Before doing what she does now, which is working restoratively with kids in conflict and kids who have had a brush with the law, Sarah worked for years in the Boundary Waters area of Minnesota with at risk youth. A couple of years ago Sarah was ready for another challenge so she and her husband canoed from Minnesota back home to Maine. That journey ended and she started another – a Restorative Justice one. Sarah is passionate about RJ and her appetite for it is voracious.
A couple of weeks ago, Sarah and I met along with Patty Kimball, the Executive Director of the Restorative Justice Institute of Maine. Sarah wanted to brainstorm. She wanted to get her arms around the options available for restorative responses to misbehavior, wrongdoing and crime.
We talked about healing circles and restorative circles, about restorative mediation and restorative community conferencing. And we talked about the variations of these. We considered whether or not each fits within a spectrum along with the others or whether it’s even appropriate to talk about a “spectrum”.
We considered whether or not it is the number of participants that determines the process to be used, or whether it is the nature of the offense or conflict. We also considered the role the referral source plays in determining the appropriate venue for bringing people together.
We made some headway but acknowledged that further reflection was needed. Sarah suggested we each work on a “menu” – and get back to her by March 1. As usual, I have procrastinated. But not because of lack of effort. There are some ways of working restoratively with youth that don’t fit within the usual boxes.

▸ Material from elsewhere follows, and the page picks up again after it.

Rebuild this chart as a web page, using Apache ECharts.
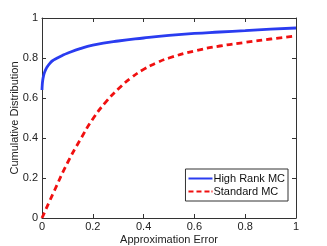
<!DOCTYPE html>
<html><head><meta charset="utf-8">
<script src="https://cdn.jsdelivr.net/npm/echarts@6/dist/echarts.min.js"></script>
<style>html,body{margin:0;padding:0;background:#fff}#c{width:327px;height:246px}</style>
</head><body><div id="c"></div>
<script>
var highX = [0, 0.001, 0.003, 0.006, 0.01, 0.015, 0.02, 0.03, 0.04, 0.06, 0.08, 0.1, 0.15, 0.2, 0.3, 0.4, 0.5, 0.6, 0.7, 0.8, 0.9, 1.0];
var highY = [0.64, 0.665, 0.69, 0.71, 0.728, 0.743, 0.755, 0.772, 0.785, 0.80, 0.813, 0.824, 0.847, 0.864, 0.885, 0.90, 0.913, 0.923, 0.93, 0.937, 0.944, 0.95];
var stdX = [0, 0.05, 0.1, 0.15, 0.2, 0.25, 0.3, 0.35, 0.4, 0.45, 0.5, 0.6, 0.7, 0.8, 0.9, 1.0];
var stdY = [0, 0.14, 0.275, 0.39, 0.495, 0.578, 0.645, 0.70, 0.743, 0.775, 0.80, 0.835, 0.86, 0.878, 0.895, 0.91];
var ticks = [0, 0.2, 0.4, 0.6, 0.8, 1];
function pairs(xs, ys){ return xs.map(function(x,i){return [x, ys[i]];}); }
var font = 'Liberation Sans, Arial, sans-serif';
var axCommon = {
  type: 'value', min: 0, max: 1, interval: 0.2,
  axisLine: {show: true, onZero: false, lineStyle: {color: '#333', width: 1}},
  axisTick: {show: true, inside: true, length: 4, lineStyle: {color: '#333'}},
  splitLine: {show: false}
};
function ax(extra){ return Object.assign({}, JSON.parse(JSON.stringify(axCommon)), extra); }
var chart = echarts.init(document.getElementById('c'));
chart.setOption({
  animation: false,
  grid: {left: 42, right: 31, top: 18, bottom: 28, containLabel: false, outerBoundsMode: 'none'},
  xAxis: [
    ax({position: 'bottom', name: 'Approximation Error', nameLocation: 'middle', nameGap: 16, nameMoveOverlap: false,
        nameTextStyle: {fontFamily: font, fontSize: 11, color: '#222'},
        axisLabel: {fontFamily: font, fontSize: 11, color: '#222', margin: 3}}),
    ax({position: 'top', axisLabel: {show: false}})
  ],
  yAxis: [
    ax({position: 'left', name: 'Cumulative Distribution', nameLocation: 'middle', nameGap: 22, nameMoveOverlap: false,
        nameTextStyle: {fontFamily: font, fontSize: 11, color: '#222'},
        axisLabel: {fontFamily: font, fontSize: 11, color: '#222', margin: 4}}),
    ax({position: 'right', axisLabel: {show: false}})
  ],
  legend: {
    right: 39, top: 169, orient: 'vertical', itemGap: 2, itemWidth: 24, itemHeight: 10,
    padding: [4, 3, 4, 3],
    borderColor: '#333', borderWidth: 1, backgroundColor: '#fff',
    textStyle: {fontFamily: font, fontSize: 11, color: '#111', padding: [0,0,0,-4]},
    data: [
      {name: 'High Rank MC', icon: 'path://M0,4 L24,4 L24,6 L0,6 Z', itemStyle: {color: '#2a3cf0'}},
      {name: 'Standard MC', icon: 'path://M0,4 L5,4 L5,6 L0,6 Z M8,4 L13,4 L13,6 L8,6 Z M16,4 L21,4 L21,6 L16,6 Z M23,4 L24,4 L24,6 L23,6 Z M0,0 L0.01,0 L0.01,10 L0,10 Z', itemStyle: {color: '#f01010'}}
    ]
  },
  series: [
    {name: 'High Rank MC', type: 'line', smooth: true, symbol: 'none', data: pairs(highX, highY),
     lineStyle: {color: '#2a3cf0', width: 2.8}, itemStyle: {color: '#2a3cf0'}},
    {name: 'Standard MC', type: 'line', smooth: true, symbol: 'none', data: pairs(stdX, stdY),
     lineStyle: {color: '#f01010', width: 2.8, type: [6, 4]}, itemStyle: {color: '#f01010'}}
  ]
});
</script></body></html>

I was thinking today about a program I was involved in a few years ago when I was still a prosecutor. It was with ninth graders who were failing. They had been moved from “day school” to “night school”. This meant they attended class four afternoons a week, from 2:30 – 5:30. If ever there was a prescription for failure, this was it. And the school district knew it. I was asked to put together a restorative response. These kids weren’t in conflict and they hadn’t misbehaved. But the usual ways in which teachers and administrators approached them weren’t working. So, with out input, the school identified the twenty students most at risk.
The approach we adopted was simple, have a “restorative meeting” at least once a month with each of the students. The meetings were held every Friday and the student could have anyone at the table he or she wanted. The conversations were not about deficiencies but what each student was good at and what each needed to succeed. These were real conversations, averaging thirty to forty minutes. We held five of these meetings every Friday.
I remember one boy, Tony. He was a big, likable kid. But he didn’t like school. And his parents weren’t good at getting him there. The previous school year he was absent at least fifty times. At the rate he was going he would never have enough credits to graduate. At the first meeting in September we just talked. We found out that Tony liked horses. He lived on a small acreage with his parents and two sisters. Tony talked about spending most of his free time caring for the family’s horses.
Then I asked Tony what he wanted to do with his life. He said he wanted to be a comedian. I asked him what he was doing to get there. He said he told jokes to his friends. He said he was pretty funny. I told him if he wanted to be a comedian that someday he would have to get up on a stage to tell his jokes. Tony said he knew that. I asked him if he had plan. He didn’t. Then I asked him if he would consider getting involved with the theater department. He said he liked the idea but didn’t know what to do.
Needless to say, we got Tony involved in theater. He blossomed. As a result, he came to school almost everyday. We met with Tony one Friday a month throughout the school year. His absenteeism went down and his grades went up. By November he was back in “day school”. By the end of the year he was caught up on his credits. The results were the same for almost every one of the other “night school” kids.
The “program” was not a miracle program. It worked because, with the help of a facilitator, the school, Tony and Tony’s family took the time to have a conversation – once a month without fail.
So I’m not sure where the process Tony was involved in fits within a Restorative Services menu. Although I am sure that it must.
I need to get back to Sarah with my proposed menu. I’m not very good with boxes but I’ll figure it out.